As governments continue to inflate their currencies to fund their ever-growing welfare and warfare commitments, citizens have been deprived of a reliable instrument for saving their wealth into the future and across generations. Bitcoin is the elegant technological solution to this political problem which sidesteps the political process.
The secret to Bitcoin’s economic success is inextricably linked to Bitcoin solving the engineering solution of digital cash with practically unassailable security and robustness. By being a decentralized and distributed network, Bitcoin has no single point of failure that could be turned into a security hole. The veracity of Bitcoin’s record of transactions is guaranteed by the expenditure of this processing power on a very elaborate procedure of verification called Proof-Of-Work. Network members who expend electricity and processing power on verifying transactions are rewarded with the new issuance of the network’s currency. This economic security model has generated very strong incentives for owners of processing power to direct it at securing the Bitcoin network, and has resulted in it today becoming by far the largest computer network in the world.
As the validity of the record of transactions is determined by verifying actual expenditure of processing power, the only way to alter the record of bitcoin transactions is to spend more processing power than the entirety of the network combined. After 10 years of investment into hardware to verify bitcoin transactions, the cost to producing a more powerful network would likely run into the billions of dollars today. As a result, in 10 years of operation, the Bitcoin network was not compromised once.
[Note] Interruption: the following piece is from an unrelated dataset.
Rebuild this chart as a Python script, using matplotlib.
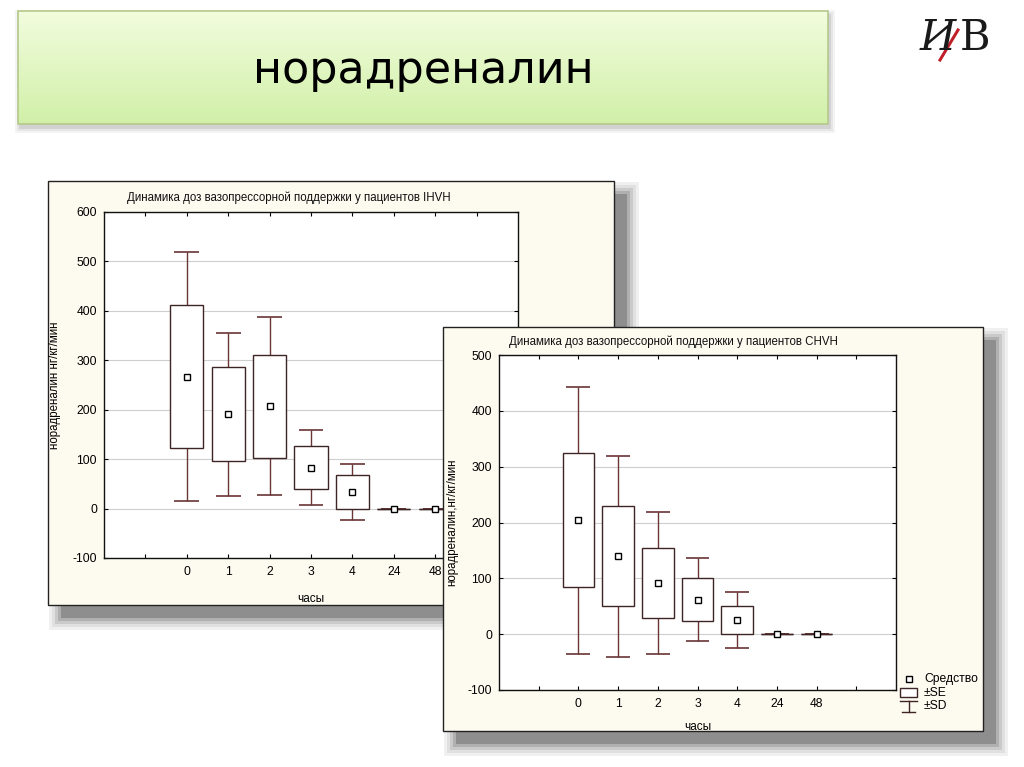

By channeling the power of distributed networks and low supply inflation rates, and offering economic rewards for accurate verification of transactions, Bitcoin has provided a transparent technical computing solution to problems which political theorists had long deemed the exclusive purview of the state, namely the provision of money and banking services. The impeccable reliability of the inflation schedule and the veracity of balance holdings and transactions, without the need to rely on trusted third parties, makes Bitcoin a very interesting non-state competitor to an arena long monopolized by coercive government control.